SET PROBLEM:
Retype, word for word, the lines between the ones holding "Write a web" and "return a.x1 <", inclusive; pictures stay out of the copy.

-- START RECORD EXCERPTS --

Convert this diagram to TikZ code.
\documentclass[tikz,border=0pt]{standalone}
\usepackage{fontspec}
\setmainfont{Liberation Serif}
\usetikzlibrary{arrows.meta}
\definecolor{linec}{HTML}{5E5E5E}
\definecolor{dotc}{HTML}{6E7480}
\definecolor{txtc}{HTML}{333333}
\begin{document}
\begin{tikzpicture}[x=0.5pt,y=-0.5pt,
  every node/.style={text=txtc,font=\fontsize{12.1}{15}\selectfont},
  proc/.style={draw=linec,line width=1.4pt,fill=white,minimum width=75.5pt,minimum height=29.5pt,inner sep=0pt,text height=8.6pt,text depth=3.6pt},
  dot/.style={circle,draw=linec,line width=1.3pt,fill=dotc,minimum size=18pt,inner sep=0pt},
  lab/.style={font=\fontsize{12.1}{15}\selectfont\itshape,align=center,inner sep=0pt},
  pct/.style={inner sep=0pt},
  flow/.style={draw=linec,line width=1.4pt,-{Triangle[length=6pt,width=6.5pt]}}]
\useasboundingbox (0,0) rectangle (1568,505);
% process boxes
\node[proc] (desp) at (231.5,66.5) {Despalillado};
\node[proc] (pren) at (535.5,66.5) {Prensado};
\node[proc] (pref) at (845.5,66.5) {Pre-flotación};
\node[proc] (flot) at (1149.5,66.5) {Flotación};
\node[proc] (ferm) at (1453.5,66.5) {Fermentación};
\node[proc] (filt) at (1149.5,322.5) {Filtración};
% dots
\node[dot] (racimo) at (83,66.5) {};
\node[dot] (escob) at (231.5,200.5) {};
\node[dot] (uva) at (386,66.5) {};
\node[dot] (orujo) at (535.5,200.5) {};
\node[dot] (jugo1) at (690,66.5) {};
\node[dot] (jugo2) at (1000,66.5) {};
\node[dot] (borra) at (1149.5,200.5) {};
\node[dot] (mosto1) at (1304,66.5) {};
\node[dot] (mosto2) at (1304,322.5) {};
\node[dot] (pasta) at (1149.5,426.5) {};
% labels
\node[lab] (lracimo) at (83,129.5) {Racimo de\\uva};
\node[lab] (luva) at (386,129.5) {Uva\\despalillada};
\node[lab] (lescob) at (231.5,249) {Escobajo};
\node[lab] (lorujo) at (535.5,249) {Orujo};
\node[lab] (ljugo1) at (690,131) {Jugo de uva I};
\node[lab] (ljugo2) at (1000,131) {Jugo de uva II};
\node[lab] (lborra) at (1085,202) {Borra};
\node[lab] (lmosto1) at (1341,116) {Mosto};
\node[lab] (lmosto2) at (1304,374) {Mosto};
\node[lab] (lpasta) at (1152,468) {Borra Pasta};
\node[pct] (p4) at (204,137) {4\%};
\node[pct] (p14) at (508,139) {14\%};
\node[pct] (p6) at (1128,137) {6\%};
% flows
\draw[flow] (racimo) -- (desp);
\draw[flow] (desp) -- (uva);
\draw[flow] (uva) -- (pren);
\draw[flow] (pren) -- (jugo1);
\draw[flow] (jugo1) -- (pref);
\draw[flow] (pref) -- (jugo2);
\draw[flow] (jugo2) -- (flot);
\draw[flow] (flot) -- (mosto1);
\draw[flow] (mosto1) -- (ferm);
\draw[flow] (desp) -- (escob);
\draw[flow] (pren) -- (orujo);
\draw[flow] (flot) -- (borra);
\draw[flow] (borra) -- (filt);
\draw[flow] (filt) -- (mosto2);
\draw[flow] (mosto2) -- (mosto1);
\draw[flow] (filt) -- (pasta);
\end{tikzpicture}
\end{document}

-- END RECORD EXCERPTS --
-- START RECORD EXCERPTS --

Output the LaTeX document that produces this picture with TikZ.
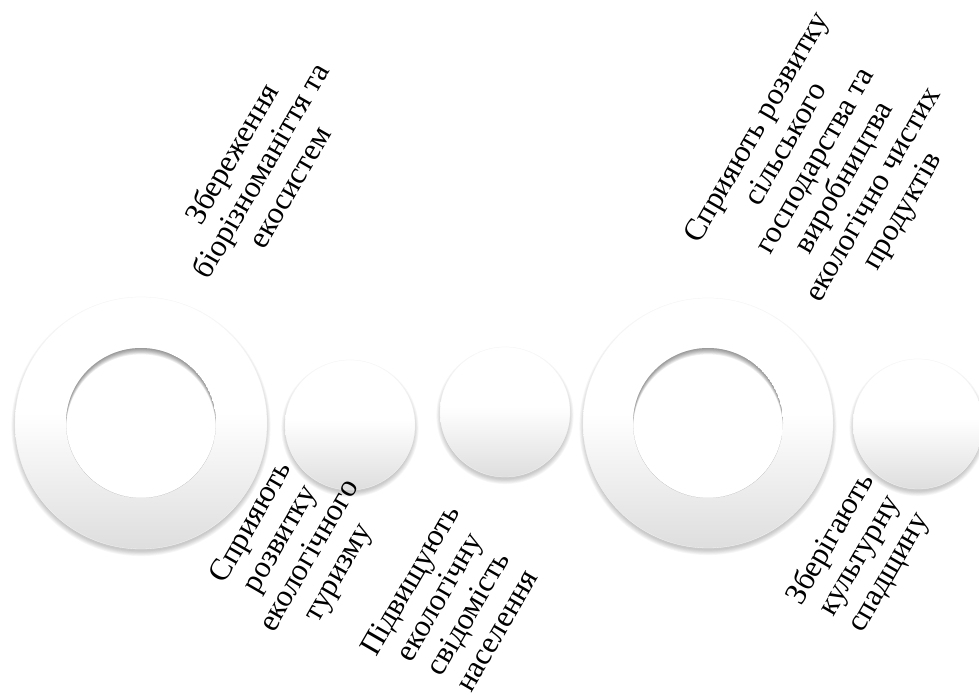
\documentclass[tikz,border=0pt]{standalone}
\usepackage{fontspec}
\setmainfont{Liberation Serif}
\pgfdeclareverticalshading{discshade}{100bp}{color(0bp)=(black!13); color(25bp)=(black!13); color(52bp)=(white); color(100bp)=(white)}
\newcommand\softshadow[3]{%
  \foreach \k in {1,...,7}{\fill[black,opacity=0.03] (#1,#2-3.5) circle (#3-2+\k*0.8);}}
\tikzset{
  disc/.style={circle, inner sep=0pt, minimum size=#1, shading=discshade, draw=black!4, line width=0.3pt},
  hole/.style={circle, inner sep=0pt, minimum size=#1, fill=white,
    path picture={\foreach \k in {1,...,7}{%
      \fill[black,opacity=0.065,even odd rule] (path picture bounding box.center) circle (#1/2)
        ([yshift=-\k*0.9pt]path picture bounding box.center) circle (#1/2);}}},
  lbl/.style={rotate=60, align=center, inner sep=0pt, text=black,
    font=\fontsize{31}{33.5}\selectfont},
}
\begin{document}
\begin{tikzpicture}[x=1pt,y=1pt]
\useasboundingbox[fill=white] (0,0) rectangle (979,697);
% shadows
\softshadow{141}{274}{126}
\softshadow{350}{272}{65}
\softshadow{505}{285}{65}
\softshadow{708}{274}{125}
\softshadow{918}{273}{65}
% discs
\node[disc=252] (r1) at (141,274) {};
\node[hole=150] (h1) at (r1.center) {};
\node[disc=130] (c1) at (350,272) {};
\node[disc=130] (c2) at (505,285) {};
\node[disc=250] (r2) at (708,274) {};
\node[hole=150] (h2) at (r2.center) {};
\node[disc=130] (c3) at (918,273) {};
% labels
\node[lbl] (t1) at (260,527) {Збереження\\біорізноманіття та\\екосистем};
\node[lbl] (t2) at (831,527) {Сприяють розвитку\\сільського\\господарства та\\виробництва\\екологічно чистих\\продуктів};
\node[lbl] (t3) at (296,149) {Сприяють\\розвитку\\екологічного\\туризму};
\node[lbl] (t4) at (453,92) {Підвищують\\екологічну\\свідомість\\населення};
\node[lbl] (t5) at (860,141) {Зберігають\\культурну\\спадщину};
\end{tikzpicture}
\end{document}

-- END RECORD EXCERPTS --
-- START RECORD EXCERPTS --

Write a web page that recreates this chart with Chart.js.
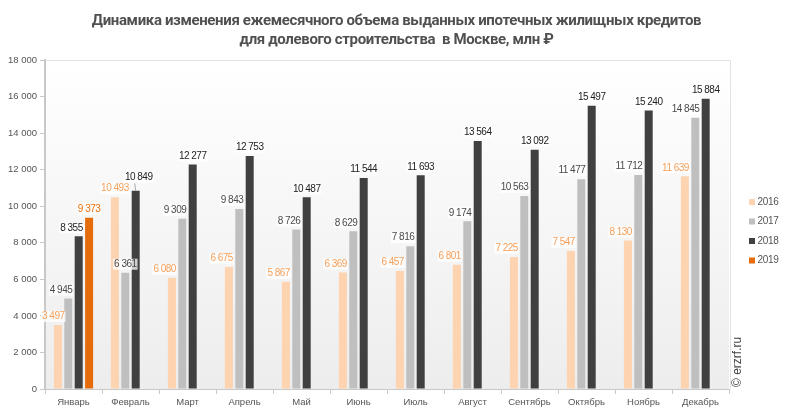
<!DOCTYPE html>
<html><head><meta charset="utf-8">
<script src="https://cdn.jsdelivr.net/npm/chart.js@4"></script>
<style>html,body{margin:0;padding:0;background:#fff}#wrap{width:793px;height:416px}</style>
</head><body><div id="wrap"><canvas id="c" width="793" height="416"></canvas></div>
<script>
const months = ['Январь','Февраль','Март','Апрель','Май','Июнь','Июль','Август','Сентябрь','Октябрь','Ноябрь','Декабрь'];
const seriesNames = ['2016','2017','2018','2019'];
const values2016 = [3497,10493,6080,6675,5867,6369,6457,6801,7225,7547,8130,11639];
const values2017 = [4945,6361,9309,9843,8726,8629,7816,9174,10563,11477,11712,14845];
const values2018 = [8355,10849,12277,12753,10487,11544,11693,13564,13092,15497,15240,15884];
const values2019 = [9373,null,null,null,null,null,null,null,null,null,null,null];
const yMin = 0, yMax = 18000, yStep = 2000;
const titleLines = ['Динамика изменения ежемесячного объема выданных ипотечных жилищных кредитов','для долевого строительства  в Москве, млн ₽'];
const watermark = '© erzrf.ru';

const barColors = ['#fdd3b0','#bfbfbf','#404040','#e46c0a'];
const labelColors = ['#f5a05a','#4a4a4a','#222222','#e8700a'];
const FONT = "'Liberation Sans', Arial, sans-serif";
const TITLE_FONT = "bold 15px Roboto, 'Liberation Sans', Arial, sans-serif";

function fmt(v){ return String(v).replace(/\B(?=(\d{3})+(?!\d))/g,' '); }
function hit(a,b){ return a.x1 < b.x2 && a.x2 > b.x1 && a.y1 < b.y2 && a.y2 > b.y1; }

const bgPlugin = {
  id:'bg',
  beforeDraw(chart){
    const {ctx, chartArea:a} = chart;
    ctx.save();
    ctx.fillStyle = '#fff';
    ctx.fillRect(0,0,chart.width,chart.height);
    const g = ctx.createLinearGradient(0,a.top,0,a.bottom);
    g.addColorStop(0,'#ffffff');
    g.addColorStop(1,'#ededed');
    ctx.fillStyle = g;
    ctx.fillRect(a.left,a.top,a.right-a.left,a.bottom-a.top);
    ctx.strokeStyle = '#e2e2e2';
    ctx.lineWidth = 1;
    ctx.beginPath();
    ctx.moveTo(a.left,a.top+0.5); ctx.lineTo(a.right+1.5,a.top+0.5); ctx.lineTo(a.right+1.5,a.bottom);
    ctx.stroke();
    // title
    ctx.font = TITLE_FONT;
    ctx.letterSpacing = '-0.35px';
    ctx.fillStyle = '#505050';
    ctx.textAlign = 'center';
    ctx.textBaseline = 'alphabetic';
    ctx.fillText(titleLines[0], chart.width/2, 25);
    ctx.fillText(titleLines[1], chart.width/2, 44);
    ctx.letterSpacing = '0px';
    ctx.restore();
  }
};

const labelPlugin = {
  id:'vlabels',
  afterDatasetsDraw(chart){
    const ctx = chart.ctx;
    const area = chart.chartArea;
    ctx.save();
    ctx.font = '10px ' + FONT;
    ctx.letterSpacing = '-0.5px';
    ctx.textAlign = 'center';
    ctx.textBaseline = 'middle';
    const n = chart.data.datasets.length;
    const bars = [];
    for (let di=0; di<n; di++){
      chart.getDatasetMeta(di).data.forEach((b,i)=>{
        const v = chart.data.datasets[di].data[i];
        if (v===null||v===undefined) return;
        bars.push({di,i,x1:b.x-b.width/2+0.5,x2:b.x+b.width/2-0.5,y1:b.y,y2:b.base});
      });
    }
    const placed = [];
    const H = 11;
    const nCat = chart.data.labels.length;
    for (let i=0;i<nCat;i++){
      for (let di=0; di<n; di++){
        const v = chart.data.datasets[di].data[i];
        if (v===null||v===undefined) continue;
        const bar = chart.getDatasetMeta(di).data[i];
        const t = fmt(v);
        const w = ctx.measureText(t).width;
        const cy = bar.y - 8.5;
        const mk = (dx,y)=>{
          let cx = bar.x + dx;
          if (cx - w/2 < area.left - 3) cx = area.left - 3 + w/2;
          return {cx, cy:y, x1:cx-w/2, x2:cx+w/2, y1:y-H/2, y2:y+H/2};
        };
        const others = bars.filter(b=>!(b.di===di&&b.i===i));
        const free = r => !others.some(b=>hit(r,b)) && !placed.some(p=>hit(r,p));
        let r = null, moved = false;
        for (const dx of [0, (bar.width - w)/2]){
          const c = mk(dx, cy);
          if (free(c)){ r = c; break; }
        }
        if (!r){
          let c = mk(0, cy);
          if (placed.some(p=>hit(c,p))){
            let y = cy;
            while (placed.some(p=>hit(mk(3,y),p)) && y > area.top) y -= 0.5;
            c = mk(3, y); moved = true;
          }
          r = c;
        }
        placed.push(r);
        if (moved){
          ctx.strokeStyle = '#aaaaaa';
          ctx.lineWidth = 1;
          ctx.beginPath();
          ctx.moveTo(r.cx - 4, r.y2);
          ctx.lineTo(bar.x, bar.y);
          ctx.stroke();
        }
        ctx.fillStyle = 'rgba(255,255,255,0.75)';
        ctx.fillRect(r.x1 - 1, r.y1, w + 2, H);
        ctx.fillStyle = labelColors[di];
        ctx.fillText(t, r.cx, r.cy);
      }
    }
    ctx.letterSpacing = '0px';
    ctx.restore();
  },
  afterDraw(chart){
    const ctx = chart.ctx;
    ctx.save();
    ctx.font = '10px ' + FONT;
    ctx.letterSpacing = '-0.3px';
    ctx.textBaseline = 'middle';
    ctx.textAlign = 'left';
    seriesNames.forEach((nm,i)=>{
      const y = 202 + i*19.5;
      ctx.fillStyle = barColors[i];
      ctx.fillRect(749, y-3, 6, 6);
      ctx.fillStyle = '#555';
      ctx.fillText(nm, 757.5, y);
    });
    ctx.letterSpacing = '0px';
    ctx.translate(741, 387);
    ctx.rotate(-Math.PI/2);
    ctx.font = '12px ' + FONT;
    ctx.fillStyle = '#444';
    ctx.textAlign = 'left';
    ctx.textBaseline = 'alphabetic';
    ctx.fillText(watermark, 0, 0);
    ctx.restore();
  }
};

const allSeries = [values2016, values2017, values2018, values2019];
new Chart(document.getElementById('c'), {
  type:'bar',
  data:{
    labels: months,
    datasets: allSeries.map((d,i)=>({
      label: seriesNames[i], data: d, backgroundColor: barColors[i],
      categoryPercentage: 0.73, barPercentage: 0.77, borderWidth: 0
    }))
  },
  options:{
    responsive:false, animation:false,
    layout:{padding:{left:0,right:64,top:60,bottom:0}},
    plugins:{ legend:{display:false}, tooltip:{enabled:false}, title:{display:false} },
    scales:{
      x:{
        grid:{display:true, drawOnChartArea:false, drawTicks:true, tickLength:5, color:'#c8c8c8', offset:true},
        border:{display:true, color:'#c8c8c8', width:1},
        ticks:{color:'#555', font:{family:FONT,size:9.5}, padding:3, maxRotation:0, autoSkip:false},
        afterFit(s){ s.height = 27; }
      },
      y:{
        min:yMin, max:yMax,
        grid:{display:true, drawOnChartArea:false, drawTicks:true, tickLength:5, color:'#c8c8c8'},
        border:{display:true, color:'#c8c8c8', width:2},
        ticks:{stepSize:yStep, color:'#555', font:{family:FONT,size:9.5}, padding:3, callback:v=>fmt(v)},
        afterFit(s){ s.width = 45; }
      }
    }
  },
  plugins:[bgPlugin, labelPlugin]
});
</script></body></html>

-- END RECORD EXCERPTS --

ANSWER BELOW:
Write a web page that recreates this chart with Chart.js.
<!DOCTYPE html>
<html><head><meta charset="utf-8">
<script src="https://cdn.jsdelivr.net/npm/chart.js@4"></script>
<style>html,body{margin:0;padding:0;background:#fff}#wrap{width:793px;height:416px}</style>
</head><body><div id="wrap"><canvas id="c" width="793" height="416"></canvas></div>
<script>
const months = ['Январь','Февраль','Март','Апрель','Май','Июнь','Июль','Август','Сентябрь','Октябрь','Ноябрь','Декабрь'];
const seriesNames = ['2016','2017','2018','2019'];
const values2016 = [3497,10493,6080,6675,5867,6369,6457,6801,7225,7547,8130,11639];
const values2017 = [4945,6361,9309,9843,8726,8629,7816,9174,10563,11477,11712,14845];
const values2018 = [8355,10849,12277,12753,10487,11544,11693,13564,13092,15497,15240,15884];
const values2019 = [9373,null,null,null,null,null,null,null,null,null,null,null];
const yMin = 0, yMax = 18000, yStep = 2000;
const titleLines = ['Динамика изменения ежемесячного объема выданных ипотечных жилищных кредитов','для долевого строительства  в Москве, млн ₽'];
const watermark = '© erzrf.ru';

const barColors = ['#fdd3b0','#bfbfbf','#404040','#e46c0a'];
const labelColors = ['#f5a05a','#4a4a4a','#222222','#e8700a'];
const FONT = "'Liberation Sans', Arial, sans-serif";
const TITLE_FONT = "bold 15px Roboto, 'Liberation Sans', Arial, sans-serif";

function fmt(v){ return String(v).replace(/\B(?=(\d{3})+(?!\d))/g,' '); }
function hit(a,b){ return a.x1 < b.x2 && a.x2 > b.x1 && a.y1 < b.y2 && a.y2 > b.y1; }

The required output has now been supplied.